| Objective |
Your task is to copy the lines between the line containing "Convert this diagram to TikZ code." and the line containing "(tred) at (1323,28)", counting both of those lines, and to emit nothing more.

| Data for processing |
━━━━━━━━━━━━━━━━━━━━
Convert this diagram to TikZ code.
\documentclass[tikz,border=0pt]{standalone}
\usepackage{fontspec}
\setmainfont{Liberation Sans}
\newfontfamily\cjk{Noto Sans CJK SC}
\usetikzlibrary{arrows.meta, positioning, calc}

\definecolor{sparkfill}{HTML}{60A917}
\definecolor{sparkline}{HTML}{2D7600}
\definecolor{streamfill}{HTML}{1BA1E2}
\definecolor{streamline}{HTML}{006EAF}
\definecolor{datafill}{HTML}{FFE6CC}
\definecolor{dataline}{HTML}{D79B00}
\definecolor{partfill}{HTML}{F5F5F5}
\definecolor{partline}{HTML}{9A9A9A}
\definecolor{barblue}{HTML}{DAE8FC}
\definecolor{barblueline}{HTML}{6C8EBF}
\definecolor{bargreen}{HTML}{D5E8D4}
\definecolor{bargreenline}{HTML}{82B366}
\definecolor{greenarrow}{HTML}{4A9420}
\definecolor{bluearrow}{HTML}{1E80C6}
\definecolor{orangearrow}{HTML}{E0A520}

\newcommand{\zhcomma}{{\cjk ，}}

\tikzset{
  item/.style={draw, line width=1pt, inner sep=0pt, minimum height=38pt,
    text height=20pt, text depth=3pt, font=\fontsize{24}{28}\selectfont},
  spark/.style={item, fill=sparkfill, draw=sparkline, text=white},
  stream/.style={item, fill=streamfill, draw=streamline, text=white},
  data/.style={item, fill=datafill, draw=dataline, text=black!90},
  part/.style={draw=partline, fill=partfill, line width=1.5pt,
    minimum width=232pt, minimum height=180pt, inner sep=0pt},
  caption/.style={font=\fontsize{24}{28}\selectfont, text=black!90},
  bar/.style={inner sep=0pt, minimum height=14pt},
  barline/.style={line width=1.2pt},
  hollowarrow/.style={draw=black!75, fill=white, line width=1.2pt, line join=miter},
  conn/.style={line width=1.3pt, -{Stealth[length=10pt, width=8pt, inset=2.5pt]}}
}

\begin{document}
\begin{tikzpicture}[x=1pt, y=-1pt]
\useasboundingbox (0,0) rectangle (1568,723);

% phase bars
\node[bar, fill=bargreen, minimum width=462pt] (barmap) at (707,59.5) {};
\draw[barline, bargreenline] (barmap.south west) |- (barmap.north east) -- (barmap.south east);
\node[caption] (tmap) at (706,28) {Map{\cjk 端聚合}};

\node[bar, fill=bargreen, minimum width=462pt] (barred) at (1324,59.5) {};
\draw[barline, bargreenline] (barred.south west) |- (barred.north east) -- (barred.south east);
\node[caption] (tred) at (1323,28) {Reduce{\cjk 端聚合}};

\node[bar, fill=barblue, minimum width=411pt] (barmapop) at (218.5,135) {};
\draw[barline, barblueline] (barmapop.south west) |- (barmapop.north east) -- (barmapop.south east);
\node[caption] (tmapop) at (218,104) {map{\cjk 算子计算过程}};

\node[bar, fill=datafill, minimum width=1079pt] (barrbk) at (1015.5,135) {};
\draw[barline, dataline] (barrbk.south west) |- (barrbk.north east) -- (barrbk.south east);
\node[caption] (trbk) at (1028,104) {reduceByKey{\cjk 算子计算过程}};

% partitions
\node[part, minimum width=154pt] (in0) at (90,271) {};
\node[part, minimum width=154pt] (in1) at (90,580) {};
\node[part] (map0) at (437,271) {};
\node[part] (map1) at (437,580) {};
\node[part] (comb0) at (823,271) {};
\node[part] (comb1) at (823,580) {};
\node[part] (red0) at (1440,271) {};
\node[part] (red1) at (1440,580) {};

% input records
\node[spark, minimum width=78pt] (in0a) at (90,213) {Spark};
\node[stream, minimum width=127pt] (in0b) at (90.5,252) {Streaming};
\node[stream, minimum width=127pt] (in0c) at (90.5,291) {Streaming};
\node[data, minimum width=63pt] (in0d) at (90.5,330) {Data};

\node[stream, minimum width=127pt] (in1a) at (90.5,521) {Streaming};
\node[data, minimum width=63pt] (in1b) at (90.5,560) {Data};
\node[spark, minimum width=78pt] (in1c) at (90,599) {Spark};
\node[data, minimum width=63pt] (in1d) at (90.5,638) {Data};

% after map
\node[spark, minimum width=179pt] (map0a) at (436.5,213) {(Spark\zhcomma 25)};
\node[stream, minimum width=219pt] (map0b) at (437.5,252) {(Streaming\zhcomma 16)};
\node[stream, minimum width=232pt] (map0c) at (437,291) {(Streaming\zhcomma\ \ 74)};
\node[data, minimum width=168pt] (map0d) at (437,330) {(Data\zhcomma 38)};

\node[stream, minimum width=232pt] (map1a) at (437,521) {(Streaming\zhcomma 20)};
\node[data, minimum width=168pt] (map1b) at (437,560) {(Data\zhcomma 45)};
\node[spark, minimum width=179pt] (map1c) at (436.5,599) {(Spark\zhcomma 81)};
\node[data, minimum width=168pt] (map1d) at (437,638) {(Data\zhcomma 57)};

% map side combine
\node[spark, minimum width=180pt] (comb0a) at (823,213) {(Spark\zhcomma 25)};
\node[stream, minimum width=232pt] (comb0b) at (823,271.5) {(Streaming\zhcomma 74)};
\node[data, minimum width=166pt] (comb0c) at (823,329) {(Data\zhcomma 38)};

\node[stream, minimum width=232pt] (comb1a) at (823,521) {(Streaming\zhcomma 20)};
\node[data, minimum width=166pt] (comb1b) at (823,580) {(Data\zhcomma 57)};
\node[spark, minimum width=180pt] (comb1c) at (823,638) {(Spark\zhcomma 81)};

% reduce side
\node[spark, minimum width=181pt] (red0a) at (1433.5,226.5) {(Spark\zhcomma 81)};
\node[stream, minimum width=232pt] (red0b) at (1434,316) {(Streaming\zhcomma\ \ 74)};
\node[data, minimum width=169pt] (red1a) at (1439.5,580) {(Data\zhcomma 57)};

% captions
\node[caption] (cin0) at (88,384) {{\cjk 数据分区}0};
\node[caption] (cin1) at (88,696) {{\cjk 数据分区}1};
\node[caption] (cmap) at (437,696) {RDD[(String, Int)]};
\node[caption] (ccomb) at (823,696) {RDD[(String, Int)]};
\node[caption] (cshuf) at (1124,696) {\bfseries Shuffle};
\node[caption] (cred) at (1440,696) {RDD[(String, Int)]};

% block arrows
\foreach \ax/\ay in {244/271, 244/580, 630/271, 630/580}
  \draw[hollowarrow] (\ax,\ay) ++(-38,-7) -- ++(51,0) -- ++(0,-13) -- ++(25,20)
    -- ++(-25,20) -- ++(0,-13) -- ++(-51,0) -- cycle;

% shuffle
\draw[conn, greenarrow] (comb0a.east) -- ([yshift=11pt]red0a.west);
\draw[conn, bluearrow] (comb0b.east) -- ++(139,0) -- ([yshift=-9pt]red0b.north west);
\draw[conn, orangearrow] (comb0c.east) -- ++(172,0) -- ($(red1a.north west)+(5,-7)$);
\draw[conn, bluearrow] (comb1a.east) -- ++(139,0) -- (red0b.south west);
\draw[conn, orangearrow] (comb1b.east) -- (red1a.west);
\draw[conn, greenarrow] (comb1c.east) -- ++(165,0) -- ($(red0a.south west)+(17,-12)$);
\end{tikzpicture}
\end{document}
━━━━━━━━━━━━━━━━━━━━
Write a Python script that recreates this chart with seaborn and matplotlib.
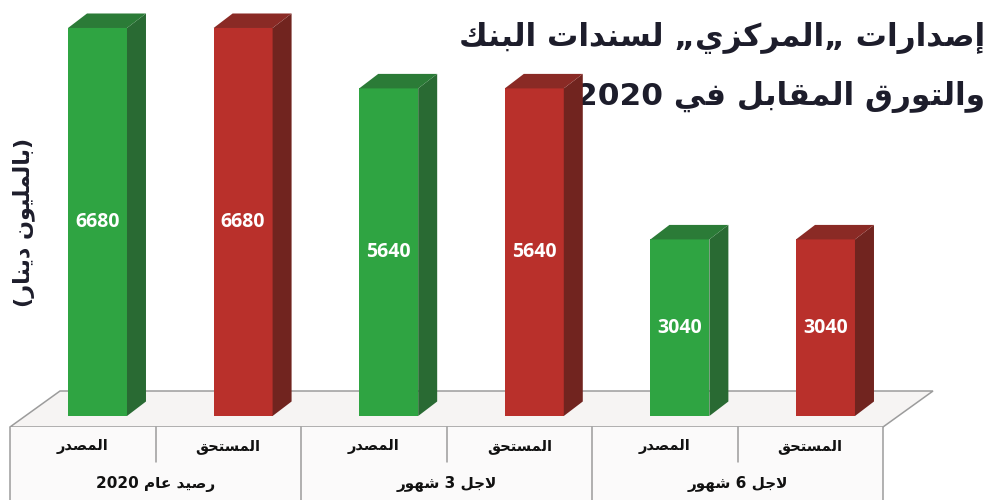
━━━━━━━━━━━━━━━━━━━━
| Response to this task |
Convert this diagram to TikZ code.
\documentclass[tikz,border=0pt]{standalone}
\usepackage{fontspec}
\setmainfont{Liberation Sans}
\newfontfamily\cjk{Noto Sans CJK SC}
\usetikzlibrary{arrows.meta, positioning, calc}

\definecolor{sparkfill}{HTML}{60A917}
\definecolor{sparkline}{HTML}{2D7600}
\definecolor{streamfill}{HTML}{1BA1E2}
\definecolor{streamline}{HTML}{006EAF}
\definecolor{datafill}{HTML}{FFE6CC}
\definecolor{dataline}{HTML}{D79B00}
\definecolor{partfill}{HTML}{F5F5F5}
\definecolor{partline}{HTML}{9A9A9A}
\definecolor{barblue}{HTML}{DAE8FC}
\definecolor{barblueline}{HTML}{6C8EBF}
\definecolor{bargreen}{HTML}{D5E8D4}
\definecolor{bargreenline}{HTML}{82B366}
\definecolor{greenarrow}{HTML}{4A9420}
\definecolor{bluearrow}{HTML}{1E80C6}
\definecolor{orangearrow}{HTML}{E0A520}

\newcommand{\zhcomma}{{\cjk ，}}

\tikzset{
  item/.style={draw, line width=1pt, inner sep=0pt, minimum height=38pt,
    text height=20pt, text depth=3pt, font=\fontsize{24}{28}\selectfont},
  spark/.style={item, fill=sparkfill, draw=sparkline, text=white},
  stream/.style={item, fill=streamfill, draw=streamline, text=white},
  data/.style={item, fill=datafill, draw=dataline, text=black!90},
  part/.style={draw=partline, fill=partfill, line width=1.5pt,
    minimum width=232pt, minimum height=180pt, inner sep=0pt},
  caption/.style={font=\fontsize{24}{28}\selectfont, text=black!90},
  bar/.style={inner sep=0pt, minimum height=14pt},
  barline/.style={line width=1.2pt},
  hollowarrow/.style={draw=black!75, fill=white, line width=1.2pt, line join=miter},
  conn/.style={line width=1.3pt, -{Stealth[length=10pt, width=8pt, inset=2.5pt]}}
}

\begin{document}
\begin{tikzpicture}[x=1pt, y=-1pt]
\useasboundingbox (0,0) rectangle (1568,723);

% phase bars
\node[bar, fill=bargreen, minimum width=462pt] (barmap) at (707,59.5) {};
\draw[barline, bargreenline] (barmap.south west) |- (barmap.north east) -- (barmap.south east);
\node[caption] (tmap) at (706,28) {Map{\cjk 端聚合}};

\node[bar, fill=bargreen, minimum width=462pt] (barred) at (1324,59.5) {};
\draw[barline, bargreenline] (barred.south west) |- (barred.north east) -- (barred.south east);
\node[caption] (tred) at (1323,28) {Reduce{\cjk 端聚合}};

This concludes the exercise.